- GIVEN DATA -
▬▬▬▬▬▬
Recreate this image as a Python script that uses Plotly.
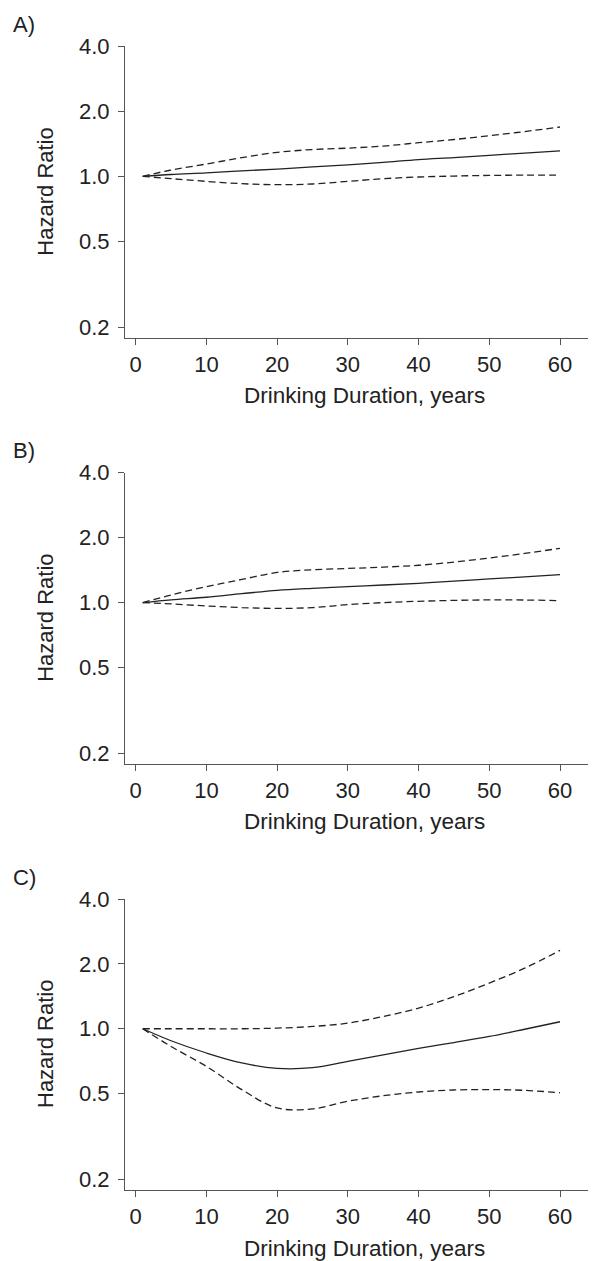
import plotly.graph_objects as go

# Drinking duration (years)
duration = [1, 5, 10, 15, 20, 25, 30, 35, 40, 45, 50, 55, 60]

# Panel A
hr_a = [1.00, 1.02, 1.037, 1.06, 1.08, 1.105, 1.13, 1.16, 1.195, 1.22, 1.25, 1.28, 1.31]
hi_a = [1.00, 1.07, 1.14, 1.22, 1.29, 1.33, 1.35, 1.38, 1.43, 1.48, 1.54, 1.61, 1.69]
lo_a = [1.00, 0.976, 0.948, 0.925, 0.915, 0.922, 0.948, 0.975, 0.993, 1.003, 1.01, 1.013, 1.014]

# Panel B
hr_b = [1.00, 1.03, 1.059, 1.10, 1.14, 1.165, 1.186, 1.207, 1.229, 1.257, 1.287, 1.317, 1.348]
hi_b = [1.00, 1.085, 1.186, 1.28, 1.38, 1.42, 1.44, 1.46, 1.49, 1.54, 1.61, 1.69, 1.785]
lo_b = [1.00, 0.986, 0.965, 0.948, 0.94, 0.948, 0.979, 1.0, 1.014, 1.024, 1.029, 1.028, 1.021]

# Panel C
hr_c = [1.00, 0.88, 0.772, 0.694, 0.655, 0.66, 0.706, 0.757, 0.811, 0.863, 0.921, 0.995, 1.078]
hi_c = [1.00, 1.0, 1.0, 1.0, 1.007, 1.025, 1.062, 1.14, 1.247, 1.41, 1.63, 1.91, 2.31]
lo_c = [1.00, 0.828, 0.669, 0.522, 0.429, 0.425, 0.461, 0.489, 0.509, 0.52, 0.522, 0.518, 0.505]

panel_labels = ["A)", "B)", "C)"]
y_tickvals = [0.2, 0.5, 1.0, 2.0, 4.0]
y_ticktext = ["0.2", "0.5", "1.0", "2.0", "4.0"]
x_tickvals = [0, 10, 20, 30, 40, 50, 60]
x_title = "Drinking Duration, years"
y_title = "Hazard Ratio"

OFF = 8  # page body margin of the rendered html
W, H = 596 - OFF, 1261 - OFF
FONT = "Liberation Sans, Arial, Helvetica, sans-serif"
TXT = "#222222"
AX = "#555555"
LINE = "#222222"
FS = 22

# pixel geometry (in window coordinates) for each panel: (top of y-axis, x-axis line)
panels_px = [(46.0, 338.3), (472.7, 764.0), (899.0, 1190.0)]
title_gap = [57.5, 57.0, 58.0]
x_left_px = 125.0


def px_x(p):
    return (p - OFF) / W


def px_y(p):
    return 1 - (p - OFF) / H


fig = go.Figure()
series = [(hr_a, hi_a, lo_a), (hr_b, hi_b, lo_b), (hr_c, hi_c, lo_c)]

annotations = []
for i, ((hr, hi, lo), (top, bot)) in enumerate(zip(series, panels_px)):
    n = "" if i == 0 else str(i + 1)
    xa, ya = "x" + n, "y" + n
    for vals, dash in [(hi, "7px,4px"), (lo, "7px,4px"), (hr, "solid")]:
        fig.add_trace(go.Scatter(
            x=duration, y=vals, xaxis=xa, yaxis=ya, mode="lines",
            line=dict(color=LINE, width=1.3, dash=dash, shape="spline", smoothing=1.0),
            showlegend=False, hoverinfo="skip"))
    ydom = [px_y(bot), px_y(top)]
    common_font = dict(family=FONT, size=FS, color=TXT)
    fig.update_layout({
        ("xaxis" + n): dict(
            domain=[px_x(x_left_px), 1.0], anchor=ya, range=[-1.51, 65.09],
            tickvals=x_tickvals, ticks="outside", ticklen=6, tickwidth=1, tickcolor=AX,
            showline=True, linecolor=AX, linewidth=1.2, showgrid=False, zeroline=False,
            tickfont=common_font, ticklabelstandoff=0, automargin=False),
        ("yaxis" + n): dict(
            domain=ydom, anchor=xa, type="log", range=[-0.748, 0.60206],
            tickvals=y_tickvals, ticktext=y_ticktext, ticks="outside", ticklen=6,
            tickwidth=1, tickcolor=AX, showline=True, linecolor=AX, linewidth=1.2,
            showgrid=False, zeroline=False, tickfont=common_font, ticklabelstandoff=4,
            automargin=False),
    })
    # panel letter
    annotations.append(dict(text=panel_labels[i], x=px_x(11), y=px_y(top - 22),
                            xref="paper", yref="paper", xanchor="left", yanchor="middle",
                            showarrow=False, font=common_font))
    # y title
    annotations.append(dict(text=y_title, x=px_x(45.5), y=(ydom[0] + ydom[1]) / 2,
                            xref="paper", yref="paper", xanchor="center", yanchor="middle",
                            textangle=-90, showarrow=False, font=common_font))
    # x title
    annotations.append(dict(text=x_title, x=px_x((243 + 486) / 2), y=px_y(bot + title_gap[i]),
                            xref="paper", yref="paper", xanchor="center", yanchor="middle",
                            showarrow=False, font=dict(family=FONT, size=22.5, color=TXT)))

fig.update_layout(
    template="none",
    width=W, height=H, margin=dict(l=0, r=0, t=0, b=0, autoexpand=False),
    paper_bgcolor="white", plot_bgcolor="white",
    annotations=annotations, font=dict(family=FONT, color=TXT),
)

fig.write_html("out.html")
▬▬▬▬▬▬
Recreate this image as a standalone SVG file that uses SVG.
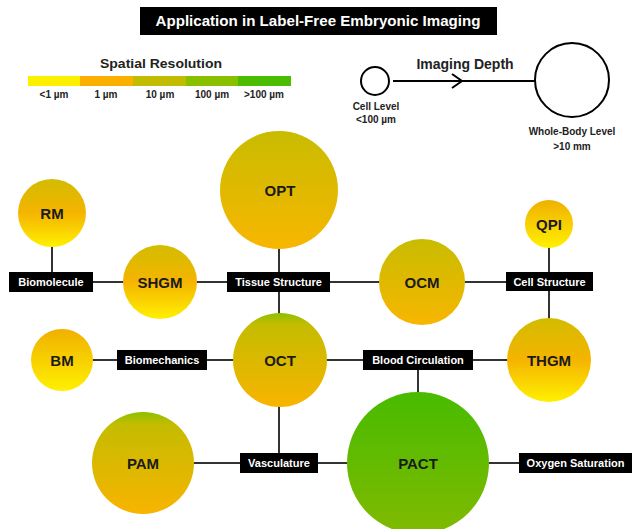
▬▬▬▬▬▬
- DESCRIPTION OF THE TASK -
Go to the line containing "Recreate this image as a Python" and copy exactly from there through the line containing "1.029, 1.028, 1.021]", both included, and nothing more. Pictures are excluded.

- WRITTEN RESPONSE -
Recreate this image as a Python script that uses Plotly.
import plotly.graph_objects as go

# Drinking duration (years)
duration = [1, 5, 10, 15, 20, 25, 30, 35, 40, 45, 50, 55, 60]

# Panel A
hr_a = [1.00, 1.02, 1.037, 1.06, 1.08, 1.105, 1.13, 1.16, 1.195, 1.22, 1.25, 1.28, 1.31]
hi_a = [1.00, 1.07, 1.14, 1.22, 1.29, 1.33, 1.35, 1.38, 1.43, 1.48, 1.54, 1.61, 1.69]
lo_a = [1.00, 0.976, 0.948, 0.925, 0.915, 0.922, 0.948, 0.975, 0.993, 1.003, 1.01, 1.013, 1.014]

# Panel B
hr_b = [1.00, 1.03, 1.059, 1.10, 1.14, 1.165, 1.186, 1.207, 1.229, 1.257, 1.287, 1.317, 1.348]
hi_b = [1.00, 1.085, 1.186, 1.28, 1.38, 1.42, 1.44, 1.46, 1.49, 1.54, 1.61, 1.69, 1.785]
lo_b = [1.00, 0.986, 0.965, 0.948, 0.94, 0.948, 0.979, 1.0, 1.014, 1.024, 1.029, 1.028, 1.021]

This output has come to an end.